The storm last night was very powerful. I went out at 10pm to secure a balcony door between myself and the Bridge. The wind and spray was appalling, in fact easy to see how quickly one could go overboard. Sobered and very wet, I returned indoors to have a shower. During the night there was a huge amount of noise – the buckling and flexing of the ship, ropes banging against the hull, but most importantly the reports of waves breaking over the ship. The bang and subsequent shudder throughout the ship when a huge roller smacks the bow is quite disconcerting. The Captain never slept a wink. Although the ocean calmed somewhat during the day, to a 5 meter swell and 35 knot winds, the ship is in a constant state of motion. Guests and crew hardly slept last night, and many are seasick today. It is exhausting in the extreme being knocked around like this.
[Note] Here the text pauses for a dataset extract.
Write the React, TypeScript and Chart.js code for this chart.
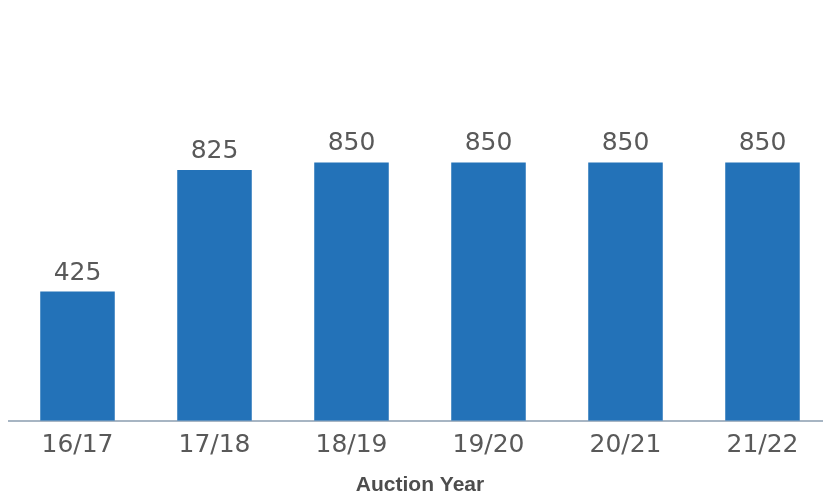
import { useRef, useEffect } from 'react'
import { Chart, registerables } from 'chart.js'
import type { Plugin } from 'chart.js'

Chart.register(...registerables)

const years = ['16/17', '17/18', '18/19', '19/20', '20/21', '21/22']
const volumes = [425, 825, 850, 850, 850, 850]

const barColor = '#2372B8'
const textColor = '#595959'
const axisColor = '#A7B5C3'
const fontFamily = '"DejaVu Sans", sans-serif'

// value labels above each bar
const valueLabels: Plugin<'bar'> = {
  id: 'valueLabels',
  afterDatasetsDraw(chart) {
    const { ctx } = chart
    const meta = chart.getDatasetMeta(0)
    ctx.save()
    ctx.fillStyle = textColor
    ctx.font = `25px ${fontFamily}`
    ctx.textAlign = 'center'
    ctx.textBaseline = 'alphabetic'
    meta.data.forEach((bar, i) => {
      ctx.fillText(String(volumes[i]), bar.x, bar.y - 12)
    })
    ctx.restore()
  },
}

export default function App() {
  const canvasRef = useRef<HTMLCanvasElement>(null)
  const chartRef = useRef<Chart | null>(null)

  useEffect(() => {
    document.body.style.margin = '0'
    if (!canvasRef.current) return
    chartRef.current?.destroy()

    chartRef.current = new Chart(canvasRef.current, {
      type: 'bar',
      data: {
        labels: years,
        datasets: [
          {
            data: volumes,
            backgroundColor: barColor,
            barPercentage: 0.544,
            categoryPercentage: 1,
          },
        ],
      },
      options: {
        responsive: false,
        animation: false,
        devicePixelRatio: 1,
        layout: { padding: { top: 56, left: 9, right: 0, bottom: 0 } },
        plugins: {
          legend: { display: false },
          tooltip: { enabled: false },
        },
        scales: {
          x: {
            grid: { display: false, drawTicks: false },
            border: { display: true, color: axisColor, width: 2 },
            ticks: {
              color: textColor,
              font: { family: fontFamily, size: 25 },
              padding: 10,
            },
            title: {
              display: true,
              text: 'Auction Year',
              color: '#4D4D4D',
              font: { family: '"Liberation Sans", Arial, sans-serif', size: 21, weight: 'bold' },
              padding: { top: 2, bottom: -3 },
            },
          },
          y: {
            display: false,
            min: 0,
            max: 1200,
          },
        },
      },
      plugins: [valueLabels],
    })

    return () => {
      chartRef.current?.destroy()
      chartRef.current = null
    }
  }, [])

  return (
    <div style={{ width: 823, height: 495, overflow: 'hidden', background: '#fff' }}>
      <canvas ref={canvasRef} width={831} height={495} style={{ width: 831, height: 495 }} />
    </div>
  )
}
Today I spoke to the Young Explorers (under 18’s), then a Scott lecture at 5pm, and Frank Wild recap at 7pm, before dinner with special friends from San Fransisco. Unfortunately the storm last evening and rough seas all day have slowed our progress significantly. We cannot possibly make the 750 nautical miles to Antarctica in 50 hours (this requires an average speed of 15 knots). Suzana and Marco are looking at rearranging the proposed landings in Antarctica, as there is another low pressure system coming directly our way tomorrow. More storms and high winds! This is Antarctica, after all.
My apologies for a short note, but there is little material news, and I am properly tired this evening.